------ Supplied material ------
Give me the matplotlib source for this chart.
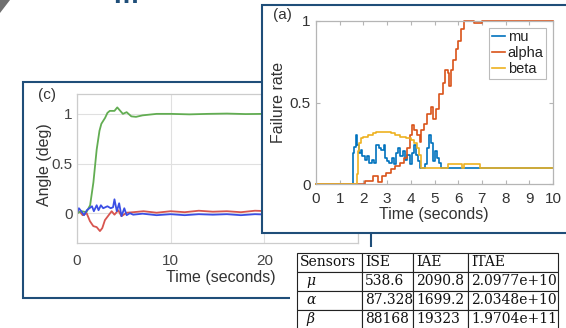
import matplotlib
matplotlib.use('Agg')
import matplotlib.pyplot as plt
from matplotlib.patches import Rectangle, Polygon
from matplotlib.font_manager import FontProperties

plt.rcParams['font.family'] = ['Liberation Sans', 'DejaVu Sans']

W, H, DPI = 566, 328, 100

# ---------------- panel (a): failure rates (step data) ----------------
t_mu = [0, 1.56, 1.62, 1.68, 1.74, 1.80, 1.88, 1.95, 2.05, 2.15, 2.22, 2.35, 2.45,
        2.55, 2.65, 2.75, 2.85, 2.92, 3.00, 3.10, 3.20, 3.28, 3.38, 3.48, 3.56,
        3.65, 3.75, 3.85, 3.95, 4.05, 4.12, 4.22, 4.30, 4.40, 4.60, 4.68, 4.75,
        4.85, 4.92, 5.00, 5.10, 5.20, 5.28, 10.0]
mu = [0, 0.19, 0.23, 0.30, 0.24, 0.19, 0.21, 0.17, 0.15, 0.17, 0.13, 0.15, 0.13,
      0.24, 0.22, 0.21, 0.24, 0.16, 0.14, 0.13, 0.16, 0.12, 0.19, 0.22, 0.17,
      0.20, 0.15, 0.18, 0.12, 0.19, 0.24, 0.18, 0.14, 0.10, 0.12, 0.22, 0.30,
      0.25, 0.14, 0.20, 0.16, 0.13, 0.10, 0.10]
t_alpha = [0, 2.08, 2.40, 2.62, 2.80, 2.95, 3.15, 3.35, 3.55, 3.70, 3.85, 3.95,
           4.05, 4.15, 4.25, 4.38, 4.45, 4.55, 4.70, 4.85, 4.95, 5.05, 5.20, 5.35,
           5.45, 5.55, 5.62, 5.70, 5.80, 5.90, 6.00, 6.10, 6.25, 6.65, 7.00, 10.0]
alpha = [0, 0.02, 0.05, 0.015, 0.05, 0.07, 0.09, 0.11, 0.13, 0.16, 0.22, 0.30,
         0.36, 0.33, 0.30, 0.26, 0.33, 0.37, 0.43, 0.47, 0.40, 0.46, 0.55, 0.62,
         0.70, 0.68, 0.60, 0.70, 0.76, 0.83, 0.88, 0.95, 1.0, 0.985, 1.0, 1.0]
t_beta = [0, 1.74, 1.77, 1.82, 1.90, 2.00, 2.20, 2.40, 2.55, 3.15, 3.35, 3.55,
          3.80, 4.00, 4.15, 4.25, 4.35, 4.45, 5.55, 6.18, 6.25, 6.90, 10.0]
beta = [0, 0.06, 0.20, 0.25, 0.28, 0.29, 0.30, 0.31, 0.32, 0.31, 0.30, 0.29,
        0.28, 0.27, 0.25, 0.22, 0.18, 0.10, 0.12, 0.10, 0.12, 0.10, 0.10]
a_xticks = list(range(0, 11))
a_yticks = [0, 0.5, 1]
a_yticklabels = ['0', '0.5', '1']
a_series = ['mu', 'alpha', 'beta']

# ---------------- panel (c): angles ----------------
tc_green = [0, 0.5, 1.0, 1.4, 1.75, 2.1, 2.4, 2.6, 3.0, 3.25, 3.5, 4.0, 4.3, 4.9,
            5.3, 5.8, 6.3, 7.0, 8.5, 10, 12, 14, 16, 18, 20, 22, 24, 26, 28, 30]
c_green = [0, 0.02, 0.01, 0.08, 0.31, 0.64, 0.83, 0.90, 0.96, 1.01, 1.03, 1.03,
           1.065, 1.0, 1.017, 0.975, 0.97, 0.985, 1.0, 1.0, 0.995, 1.0, 1.003,
           0.998, 1.0, 1.0, 0.997, 1.0, 1.0, 1.0]
tc_red = [0, 0.3, 0.6, 1.03, 1.38, 1.74, 2.1, 2.45, 2.7, 2.98, 3.3, 3.7, 4.0, 4.4,
          4.75, 5.3, 6.0, 7.1, 8.5, 10, 11.5, 13, 14.5, 16, 17.5, 19, 20.5, 22,
          24, 26, 28, 30]
c_red = [0, 0.016, -0.02, 0.0, -0.08, -0.13, -0.14, -0.18, -0.15, -0.07, -0.03,
         0.02, -0.015, 0.03, -0.03, 0.005, 0.01, 0.02, 0.005, 0.02, 0.01, 0.025,
         0.015, 0.02, 0.01, 0.025, 0.02, 0.015, 0.02, 0.025, 0.02, 0.02]
tc_blue = [0, 0.2, 0.45, 0.75, 1.05, 1.6, 1.8, 2.1, 2.3, 2.55, 2.8, 3.25, 3.6,
           3.85, 4.0, 4.25, 4.5, 4.75, 5.05, 5.3, 5.65, 6.0, 7.0, 8.5, 10, 11.5,
           13, 14.5, 16, 17.5, 19, 20.5, 22, 24, 26, 28, 30]
c_blue = [0, 0.05, 0.02, -0.02, 0.03, 0.07, 0.02, 0.08, 0.03, 0.08, 0.05, 0.07,
          0.05, 0.06, 0.14, 0.02, 0.10, -0.03, 0.05, -0.02, 0.0, -0.015, -0.005,
          -0.02, -0.01, -0.02, -0.01, -0.015, -0.01, -0.02, -0.01, -0.015, -0.01,
          -0.015, -0.01, -0.01, -0.01]
c_xticks = [0, 10, 20, 30]
c_yticks = [0, 0.5, 1]
c_yticklabels = ['0', '0.5', '1']

# ---------------- table ----------------
table_cols = ['Sensors', 'ISE', 'IAE', 'ITAE']
sensors = ['μ', 'α', 'β']
ise = ['538.6', '87.328', '88168']
iae = ['2090.8', '1699.2', '19323']
itae = ['2.0977e+10', '2.0348e+10', '1.9704e+11']

NAVY = '#1f4e79'
C_MU, C_ALPHA, C_BETA = '#0072BD', '#D95319', '#EDB120'
C_GREEN, C_RED, C_BLUE = '#62ad52', '#d8554f', '#3b4fe4'


def rect(l, t, r, b):
    return [l / W, 1 - b / H, (r - l) / W, (b - t) / H]


def fx(px):
    return px / W


def fy(py):
    return 1 - py / H


fig = plt.figure(figsize=(W / DPI, H / DPI), dpi=DPI)
fig.patch.set_facecolor('white')

# decorative corner and cut-off heading glyph
fig.add_artist(Polygon([(fx(0), fy(0)), (fx(10), fy(0)), (fx(0), fy(13))],
                       closed=True, transform=fig.transFigure,
                       facecolor='#707070', edgecolor='none', zorder=0.2))
fig.text(fx(125.5), fy(3), 'm', color=NAVY, fontsize=20, fontweight='bold',
         ha='center', va='baseline', zorder=0.2)

# ---------------- panel (c) ----------------
fig.add_artist(Rectangle((fx(23), fy(297.5)), (371 - 23) / W, (297.5 - 82) / H,
                         transform=fig.transFigure, fill=False, edgecolor=NAVY,
                         lw=1.5, zorder=0.5))
axc = fig.add_axes(rect(77, 94, 358, 243), zorder=1)
axc.plot(tc_red, c_red, color=C_RED, lw=1.3)
axc.plot(tc_green, c_green, color=C_GREEN, lw=1.3)
axc.plot(tc_blue, c_blue, color=C_BLUE, lw=1.3)
axc.set_xlim(0, 30)
axc.set_ylim(-0.3, 1.2)
axc.set_xticks(c_xticks)
axc.set_xticklabels([str(v) for v in c_xticks])
axc.set_yticks(c_yticks)
axc.set_yticklabels(c_yticklabels)
axc.grid(True, color='#e0e0e0', lw=0.8)
axc.set_axisbelow(True)
for s in axc.spines.values():
    s.set_color('#cccccc')
    s.set_linewidth(0.9)
axc.tick_params(axis='both', length=0, labelsize=11, labelcolor='#444444')
axc.tick_params(axis='x', pad=8)
axc.tick_params(axis='y', pad=3)
fig.text(fx(47), fy(95), '(c)', fontsize=11, color='#333333', ha='center', va='center', zorder=1.5)
fig.text(fx(221), fy(277.5), 'Time (seconds)', fontsize=11.5, color='#333333',
         ha='center', va='center', zorder=1.5)
fig.text(fx(44), fy(165), 'Angle (deg)', fontsize=11.5, color='#333333', rotation=90,
         ha='center', va='center', zorder=1.5)

# ---------------- panel (a) ----------------
fig.add_artist(Rectangle((fx(262), fy(233)), (620 - 262) / W, (233 - 4.5) / H,
                         transform=fig.transFigure, facecolor='white', edgecolor=NAVY,
                         lw=1.5, zorder=2))
axa = fig.add_axes(rect(316, 21, 553, 184), zorder=3)
axa.step(t_mu, mu, where='post', color=C_MU, lw=1.2, label=a_series[0], clip_on=False)
axa.step(t_alpha, alpha, where='post', color=C_ALPHA, lw=1.2, label=a_series[1], clip_on=False)
axa.step(t_beta, beta, where='post', color=C_BETA, lw=1.2, label=a_series[2], clip_on=False)
axa.set_xlim(0, 10)
axa.set_ylim(0, 1)
axa.set_xticks(a_xticks)
axa.set_xticklabels([str(v) for v in a_xticks])
axa.set_yticks(a_yticks)
axa.set_yticklabels(a_yticklabels)
for s in axa.spines.values():
    s.set_color('#b5b5b5')
    s.set_linewidth(0.9)
axa.tick_params(axis='both', direction='in', length=3, color='#b5b5b5',
                labelsize=11, labelcolor='#333333', top=True, right=True)
axa.tick_params(axis='x', pad=6)
axa.tick_params(axis='y', pad=4)
leg = axa.legend(loc='upper right', prop=FontProperties(family='Liberation Sans', size=10.5),
                 frameon=True, fancybox=False,
                 framealpha=1, edgecolor='#bbbbbb', handlelength=0.9,
                 handletextpad=0.2, labelspacing=0.12, borderpad=0.2,
                 borderaxespad=0.45)
leg.get_frame().set_linewidth(0.8)
for txt in leg.get_texts():
    txt.set_color('#222222')
fig.text(fx(282), fy(15), '(a)', fontsize=11, color='#333333', ha='center', va='center', zorder=3.5)
fig.text(fx(434), fy(214), 'Time (seconds)', fontsize=11.5, color='#333333',
         ha='center', va='center', zorder=3.5)
fig.text(fx(278.5), fy(102.5), 'Failure rate', fontsize=11.5, color='#333333', rotation=90,
         ha='center', va='center', zorder=3.5)

# ---------------- table ----------------
fig.add_artist(Rectangle((fx(290), fy(340)), (620 - 290) / W, (340 - 247) / H,
                         transform=fig.transFigure, facecolor='white', edgecolor='none',
                         zorder=4))
axt = fig.add_axes(rect(297, 253, 558, 329), zorder=5)
axt.axis('off')
cell_text = [[s, a, b, c] for s, a, b, c in zip(sensors, ise, iae, itae)]
col_px = [65, 51, 55, 90]
tab = axt.table(cellText=cell_text, colLabels=table_cols, cellLoc='left',
                colLoc='left', colWidths=[c / sum(col_px) for c in col_px],
                bbox=[0, 0, 1, 1])
tab.auto_set_font_size(False)
tab.set_fontsize(10)
for (r, c), cell in tab.get_celld().items():
    cell.set_edgecolor('#222222')
    cell.set_linewidth(0.8)
    cell.PAD = 3.0 / col_px[c]
    t = cell.get_text()
    t.set_fontfamily('DejaVu Serif')
    t.set_color('#111111')
    if r > 0 and c == 0:
        t.set_fontstyle('italic')
        cell.PAD = 9.0 / col_px[c]

fig.savefig('out.png', dpi=DPI, facecolor='white')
------
Skip every picture and return the lines above from the top through the one that contains "W, H, DPI = 566, 328, 100".

Give me the matplotlib source for this chart.
import matplotlib
matplotlib.use('Agg')
import matplotlib.pyplot as plt
from matplotlib.patches import Rectangle, Polygon
from matplotlib.font_manager import FontProperties

plt.rcParams['font.family'] = ['Liberation Sans', 'DejaVu Sans']

W, H, DPI = 566, 328, 100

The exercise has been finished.